Nesta viagem ao Brasil, o papa Francisco teve seu primeiro contato com jornalistas no voo papal. De todas as respostas do papa durante a entrevista de volta a Roma, uma frase ganhou repercussão mundial: "Quem sou eu para julgar?" Francisco disse em relação a um hipotético homossexual em busca de Deus. A declaração do papa foi interpretada em geral como uma abordagem mais flexível ao ensinamento da Igreja sobre a homossexualidade.

A declaração foi uma resposta sobre o “lobby gay” na Igreja. “Muito se escreve sobre o lobby gay. Ainda não encontrei ninguém com carteira de identidade do Vaticano dizendo que é 'gay'. Eles dizem que existe. Eu acho que quando você conhece uma pessoa assim, você tem que distinguir entre o fato de uma pessoa ser gay e o fato de você formar um lobby, porque nem todos os lobbies são bons.

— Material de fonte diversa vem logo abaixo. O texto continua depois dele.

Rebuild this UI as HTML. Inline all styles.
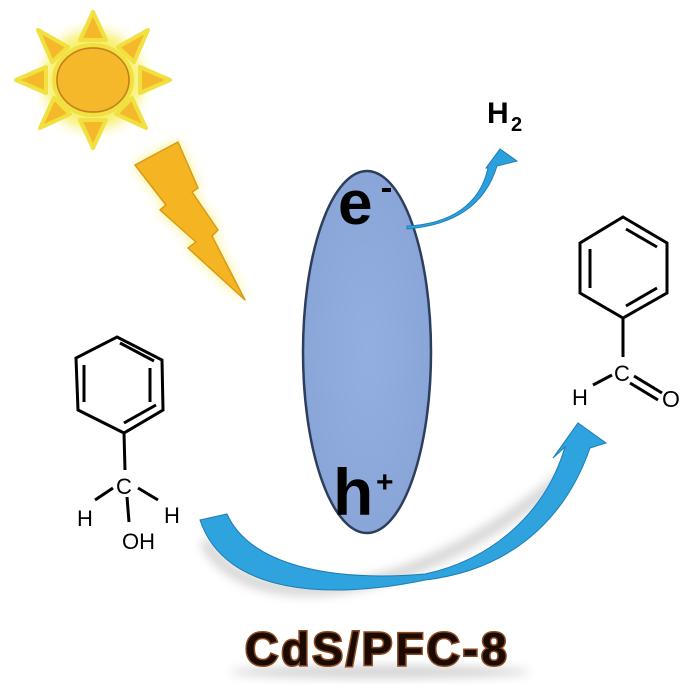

Isto é mau. Se uma pessoa é gay e busca o Senhor e tem boa vontade, quem sou eu para julgar? O Catecismo da Igreja Católica explica isso muito bem, dizendo – espere um pouco… como diz… -: ‘Estas pessoas não devem ser marginalizadas por este motivo, devem ser integradas na sociedade’. O problema não é ter essa tendência, não; devemos ser irmãos, porque este é um só; mas se houver outro, outro. O problema é fazer lobby com essa tendência: fazer lobby com pessoas gananciosas, fazer lobby com políticos, fazer lobby com os maçons, tantos lobbys. Na minha opinião, este é o problema mais grave”.

No voo, o papa também falou, entre outras coisas, sobre a participação das mulheres na Igreja. “Não pode limitar-se ao acólito ou ao presidente da Caritas, ao catequista... Não! Deve ser mais, mas profundamente mais, ainda misticamente mais [...]. E quanto à ordenação de mulheres, a Igreja se pronunciou e disse: ‘Não. João Paulo II disse isso, mas com uma formulação definitiva. Essa porta está fechada”.